An Australian Potter in Japan – Part 2
Not only did the wheel rotate in the opposite direction, but the method of throwing a pot on the wheel was also very different. In the West, the usual practice, in throwing a number of similar pieces, is to carefully weigh the clay out for each piece required and throw each individually on a seperate throwing batt attached to the wheelhead. In contrast, the japanese centre a large piece of clay directly on the wheelhead and throw each piece from the top of this clay one after the other, cutting each piece off when the shape is formed. This method known as throwing off the hump, (or mizubiki) in Japanese, relies on the potter’s skill to determine the correct amount of clay for each piece. It is a much more intuitive approach in which the potter, after throwing one or two pieces, begins to get a feel for how much clay is needed for a particular item.

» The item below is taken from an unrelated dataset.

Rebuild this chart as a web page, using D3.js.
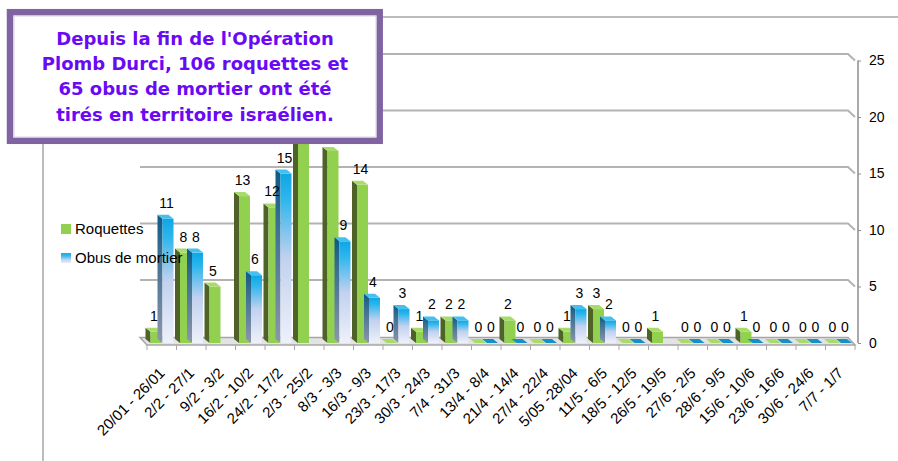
<!DOCTYPE html>
<html>
<head>
<meta charset="utf-8">
<script src="https://cdn.jsdelivr.net/npm/d3@7/dist/d3.min.js"></script>
<style>
html,body{margin:0;padding:0;background:#fff;}
svg{display:block;}
</style>
</head>
<body>
<svg id="chart" width="898" height="461"></svg>
<script>
const categories = ["20/01 - 26/01","2/2 - 27/1","9/2 - 3/2","16/2 - 10/2","24/2 - 17/2","2/3 - 25/2","8/3 - 3/3","16/3 - 9/3","23/3 - 17/3","30/3 - 24/3","7/4 - 31/3","13/4 - 8/4","21/4 - 14/4","27/4 - 22/4","5/05 -28/04","11/5 - 6/5","18/5 - 12/5","26/5 - 19/5","27/6 - 2/5","28/6 - 9/5","15/6 - 10/6","23/6 - 16/6","30/6 - 24/6","7/7 - 1/7"];
const roquettes = [1,8,5,13,12,25,17,14,0,1,2,0,2,0,1,3,0,1,0,0,1,0,0,0];
const obus = [11,8,null,6,15,null,9,4,3,2,2,0,0,0,3,2,0,null,0,0,0,0,0,0];
const yTicks = [0,5,10,15,20,25];
const seriesNames = ["Roquettes","Obus de mortier"];
const titleLines = ["Depuis la fin de l'Opération","Plomb Durci, 106 roquettes et","65 obus de mortier ont été","tirés en territoire israélien."];

const svg = d3.select("#chart");
const defs = svg.append("defs");

function grad(id, stops){
  const g = defs.append("linearGradient").attr("id", id).attr("x1",0).attr("y1",0).attr("x2",0).attr("y2",1);
  stops.forEach(s => g.append("stop").attr("offset", s[0]).attr("stop-color", s[1]));
}
grad("blueFront", [[0,"#0ea6e5"],[0.15,"#2db6ec"],[0.5,"#c2d1ef"],[1,"#eef1fa"]]);
grad("blueSide", [[0,"#0a5a86"],[0.3,"#3a6f92"],[1,"#8d96aa"]]);
grad("blueLegend", [[0,"#12aae7"],[0.3,"#39b9ec"],[0.7,"#c8d6f0"],[1,"#e8edf9"]]);

const x = d3.scaleBand().domain(categories).range([147, 855]).padding(0);
const y = d3.scaleLinear().domain([0, 25]).range([343, 60.5]);
const bw = x.bandwidth();
const dx = -5, dy = -4;   // 3D depth offset
const wallDx = -7, wallDy = -6.5;

// title box geometry (drawn last, on top)
const box = {x: 10, y: 12.2, w: 369.7, h: 128.6};

// frame
svg.append("line").attr("x1",43).attr("y1",17).attr("x2",898).attr("y2",17).attr("stroke","#a6a6a6").attr("stroke-width",1.5);
svg.append("line").attr("x1",43).attr("y1",17).attr("x2",43).attr("y2",461).attr("stroke","#a6a6a6").attr("stroke-width",1.5);

// gridlines on back wall
const xr = x.range();
const grid = svg.append("g");
yTicks.filter(v => v > 0).forEach(v => {
  const yy = y(v);
  grid.append("path")
    .attr("d", `M${xr[0] + wallDx},${yy + wallDy}L${xr[1] + wallDx},${yy + wallDy}L${xr[1]},${yy}`)
    .attr("fill","none").attr("stroke","#b3b3b3").attr("stroke-width",2);
});

// floor
const y0 = y(0);
svg.append("path")
  .attr("d", `M${xr[0] + wallDx},${y0 + wallDy + 1}L${xr[1] + wallDx},${y0 + wallDy + 1}L${xr[1]},${y0 + 2}L${xr[0]},${y0 + 2}Z`)
  .attr("fill","#e3e3e3").attr("stroke","#a6a6a6").attr("stroke-width",1.5);

// category ticks
categories.forEach(c => {
  const xx = x(c);
  svg.append("line").attr("x1",xx).attr("x2",xx).attr("y1",y0+2).attr("y2",y0+7).attr("stroke","#a6a6a6").attr("stroke-width",1);
});
svg.append("line").attr("x1",xr[1]).attr("x2",xr[1]).attr("y1",y0+2).attr("y2",y0+7).attr("stroke","#a6a6a6").attr("stroke-width",1);

// right axis
const axisG = svg.append("g").attr("transform", `translate(${xr[1] + 3},0)`);
const axis = d3.axisRight(y).tickValues(yTicks).tickSize(3).tickPadding(8);
axisG.call(axis);
axisG.select(".domain").attr("stroke","#8c8c8c").attr("stroke-width",1.5).attr("d", `M0,${y(25)}V${y0}`);
axisG.selectAll(".tick line").attr("stroke","#8c8c8c");
axisG.selectAll(".tick text").attr("font-family","'Liberation Sans', Arial, sans-serif").attr("font-size",14).attr("fill","#000");

// bars
const bars = svg.append("g");
function bar3d(x0, w, v, front, side, top){
  const yt = y(v);
  const g = bars.append("g");
  if (v > 0) {
    g.append("path").attr("d", `M${x0},${yt}L${x0+dx},${yt+dy}L${x0+dx},${y0+dy}L${x0},${y0}Z`).attr("fill", side);
    g.append("rect").attr("x", x0).attr("y", yt).attr("width", w).attr("height", y0 - yt).attr("fill", front);
  }
  g.append("path").attr("d", `M${x0},${yt}L${x0+dx},${yt+dy}L${x0+w+dx},${yt+dy}L${x0+w},${yt}Z`).attr("fill", top);
}
const labels = svg.append("g").attr("font-family","'Liberation Sans', Arial, sans-serif").attr("font-size",14).attr("fill","#000").attr("text-anchor","middle");
function hiddenByBox(lx, ly){
  return lx < box.x + box.w + 4 && ly < box.y + box.h + 6;
}
categories.forEach((c, i) => {
  const x0 = x(c);
  const r = roquettes[i], o = obus[i];
  if (r !== null) bar3d(x0 + 3.5, 11, r, "#92d050", "#4f6228", "#a8dc6a");
  if (o !== null) bar3d(x0 + 15.5, 11, o, "url(#blueFront)", "url(#blueSide)", o > 0 ? "#45c0ee" : "#1590c8");
  if (r !== null) {
    const lx = x0 + 7, ly = y(r) - 11;
    if (!hiddenByBox(lx, ly)) labels.append("text").attr("x", lx).attr("y", ly).text(r);
  }
  if (o !== null) {
    const lx = x0 + 19.5, ly = y(o) - 11;
    if (!hiddenByBox(lx, ly)) labels.append("text").attr("x", lx).attr("y", ly).text(o);
  }
});

// x labels
const xl = svg.append("g").attr("font-family","'Liberation Sans', Arial, sans-serif").attr("font-size",15).attr("fill","#000");
categories.forEach(c => {
  const cx = x(c) + bw / 2;
  xl.append("text").attr("text-anchor","end")
    .attr("transform", `translate(${cx + 4},${y0 + 31}) rotate(-45)`)
    .text(c);
});

// legend
const lg = svg.append("g").attr("font-family","'Liberation Sans', Arial, sans-serif").attr("font-size",15).attr("fill","#000");
lg.append("rect").attr("x",61).attr("y",224).attr("width",10).attr("height",10).attr("fill","#92d050");
lg.append("text").attr("x",75).attr("y",234).text(seriesNames[0]);
lg.append("rect").attr("x",61).attr("y",253).attr("width",10).attr("height",10).attr("fill","url(#blueLegend)");
lg.append("text").attr("x",75).attr("y",263).text(seriesNames[1]);

// title box
const tb = svg.append("g");
tb.append("rect").attr("x",box.x).attr("y",box.y).attr("width",box.w).attr("height",box.h).attr("fill","#fff").attr("stroke","#8064a2").attr("stroke-width",6.5);
tb.append("rect").attr("x",14).attr("y",16).attr("width",362).attr("height",121).attr("fill","none").attr("stroke","#d8d0e8").attr("stroke-width",1);
const tt = tb.append("text").attr("font-family","'DejaVu Sans', Verdana, sans-serif").attr("font-weight","bold").attr("font-size",18).attr("fill","#6a0af5").attr("text-anchor","middle");
titleLines.forEach((t, i) => {
  tt.append("tspan").attr("x",195).attr("y",45 + i * 25.2).text(t);
});
</script>
</body>
</html>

Because this method of throwing involves cutting each piece from the hump, it is necessary to turn the foot (base) of each piece. In contrast to traditional Western techniques, great attention is paid to the base and most pieces are highly tooled (except in certain areas, such as Bizen, where they use very little tooling to clean a pot up). This is because what is unseen (and in the case, of pots, felt by the fingers) is very important to Japanese potters. As Alistair points out, “Japanese beauty is much more about inner beauty than outer beauty.” Therefore, great attention is given to the inner surface of a pot, even in those vessels, such as bottles and jars, in which this surface will never be seen.

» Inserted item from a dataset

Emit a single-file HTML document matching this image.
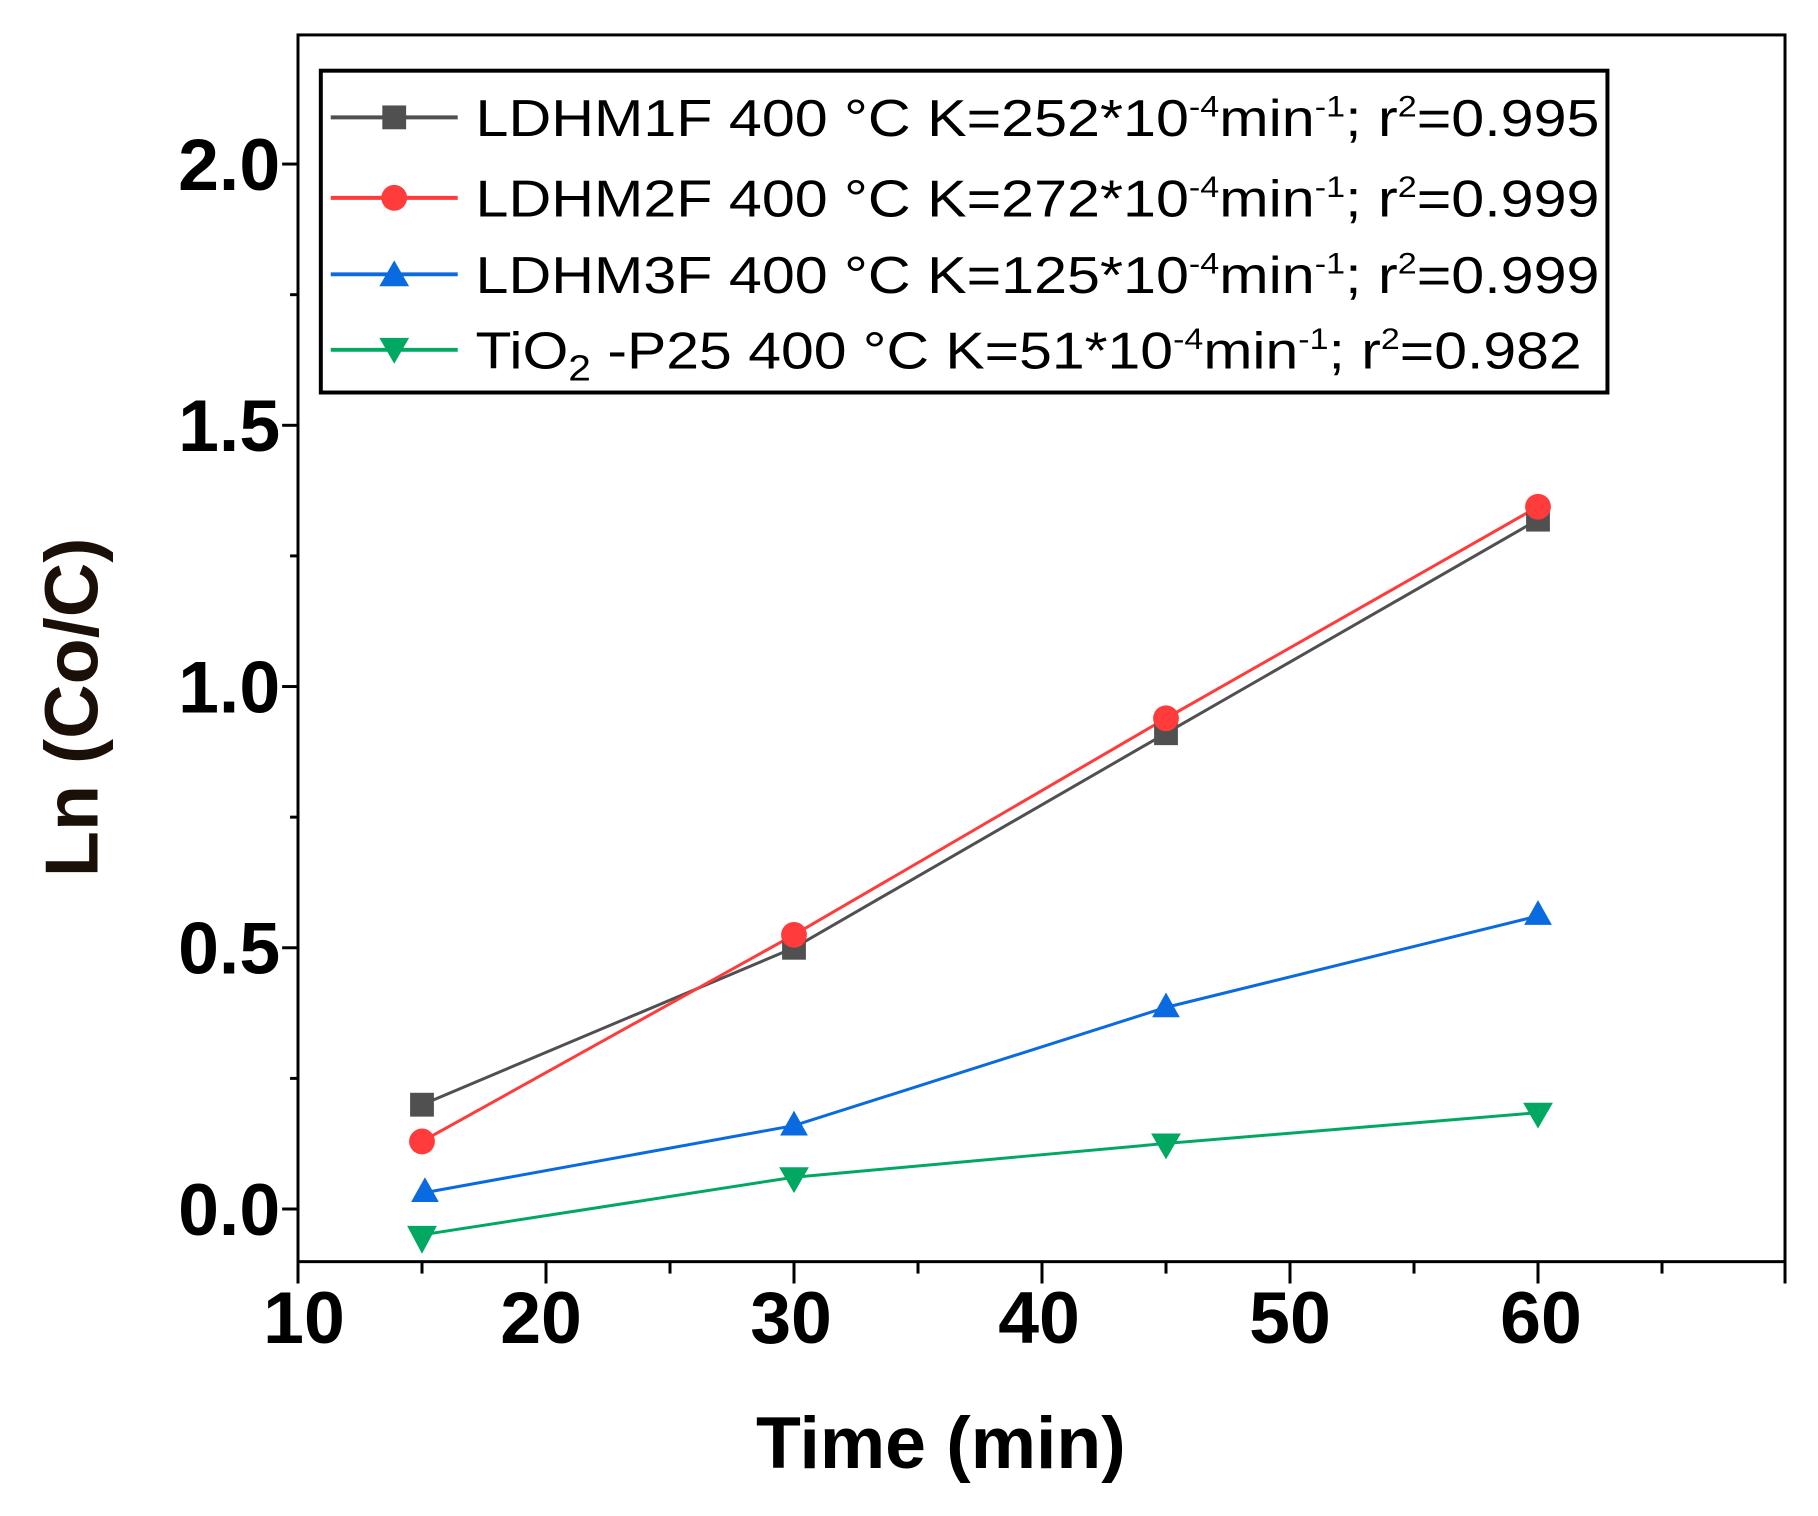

This idea of inner beauty is highlighted by the fact that, in contrast to the Westem technique, Japanese potters throw to the inner surface of the pot and therefore the inside shape becomes far more important than the outside in forming the piece. Generally, more tools are used in making Japanese ceramics, than in the West, and this is particularly the case in making porcelain, where, after throwing, the outside shape is tumed to mirror the inside.
Perhaps the most widely used tools in the Japanese potter’s workshop are the trimming tools, the kezuri no dogu of which the kanna (literally “planes”, flat strips of metal usually bent at both end but in opposite directions) are the most important. Store-bought metal knives, often reworked by the potter to a desired shape and hera (bamboo knives) are also used for trimming, carving or shaping. Among the tools used in throwing, is the dango or rib, a knuckle-shaped piece of wood with which pressure is applied form the inside while shaping the pot. A potter will also have at least one kote for shaping bowls and tools and an egote for making tall and large shapes. When a number of identical pieces are required for a production run or for a set of cups or mugs, the diameter and depths are checked with a tonbo or “dragonfly”, a simple gauge made of bamboo.41
It is often necessary to make new tools for each new shape. It is therefore important to first think carefully about the desired piece, design the shape and allow for shrinkage in the making of the tools. Because Alistair continued to throw in the opposite direction to the traditional Japanese way, the tools he required to work effectively were the reverse of those available. It was therefore necessary for him to learn to make all his own tools, an experience which continued to stand him in good stead on his return to Australia where Japanese tools are generally not available.